Dans la même logique fanfaronne, de comiques propositions voudraient que les manifestations soient transférées en rase-campagne et vers Labé, à environ 400 Kms de la capitale. De quoi obliger l’opposition à déranger les paysans en pleine saison agricole; Conakry étant déclarée « territoire hors constitutionnel». Des discours plus sérieux rappellent que le parti au pouvoir comptent encore des militants «à mobiliser» pour démontrer qu’on est «toujours là mais on n’a pas changé et on ne changera pas».
Le changement évoqué dans ces discours menaçants concernerait-il celui stratégique promis dans le projet politique en cours depuis 2010 ? C’est probablement parce que ce changement tarde à venir que l’opposition riposte par une aide au pouvoir en assainissant certains quartiers de la capitale.
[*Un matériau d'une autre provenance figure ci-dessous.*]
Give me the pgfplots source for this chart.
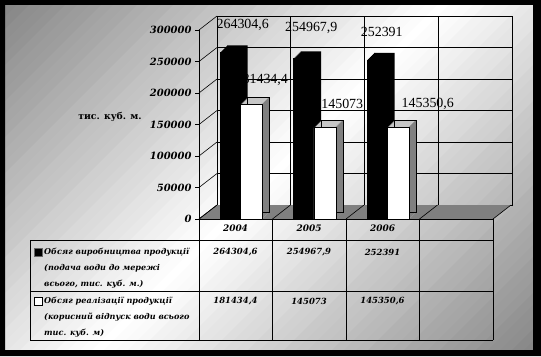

Une sorte de promenade dans le champ de l’exécutif, on ne sait pour quelle démonstration de force.
En tout cas, les habitants des zones touchées seraient contents de ce geste généreux via la première dame de l’opposition. Il semble même que ce genre d’action peut faire gagner aux prochaines élections selon un titre de presse. L’hypothèse n’est pas si insensée mais sa vérification mathématique se fera dans les cellules opaques de la CENI de Guinée au moment du prochain duel électoral.
En attendant les meetings et contre-meetings se poursuivent à qui mieux pour éviter les manifestations et contremanifestations que tous les camps redoutent par expérience.
Visiblement cette bataille de coqs sur le terrain électoral ne présente rien de nouveau aux guinéens. Elle montre plutôt des limites à franchir pour donner plus de densité au débat national. Encore que ce débat n’engage que deux camps en compétition pour un résultat presque connu d’avance. Les autres acteurs déambulent entre exclusion, frustrations et non alignement loin du ring politique sur un fond de rivalités internes qui minent toutes les institutions de la république. Le pays qui a eu le malheur historique d’en être le théâtre poursuit allégrement son sous-développement économique et social. Pendant ce temps le peuple mobilisé de Guinée continue d’observer sans broncher son intelligentsia nationale.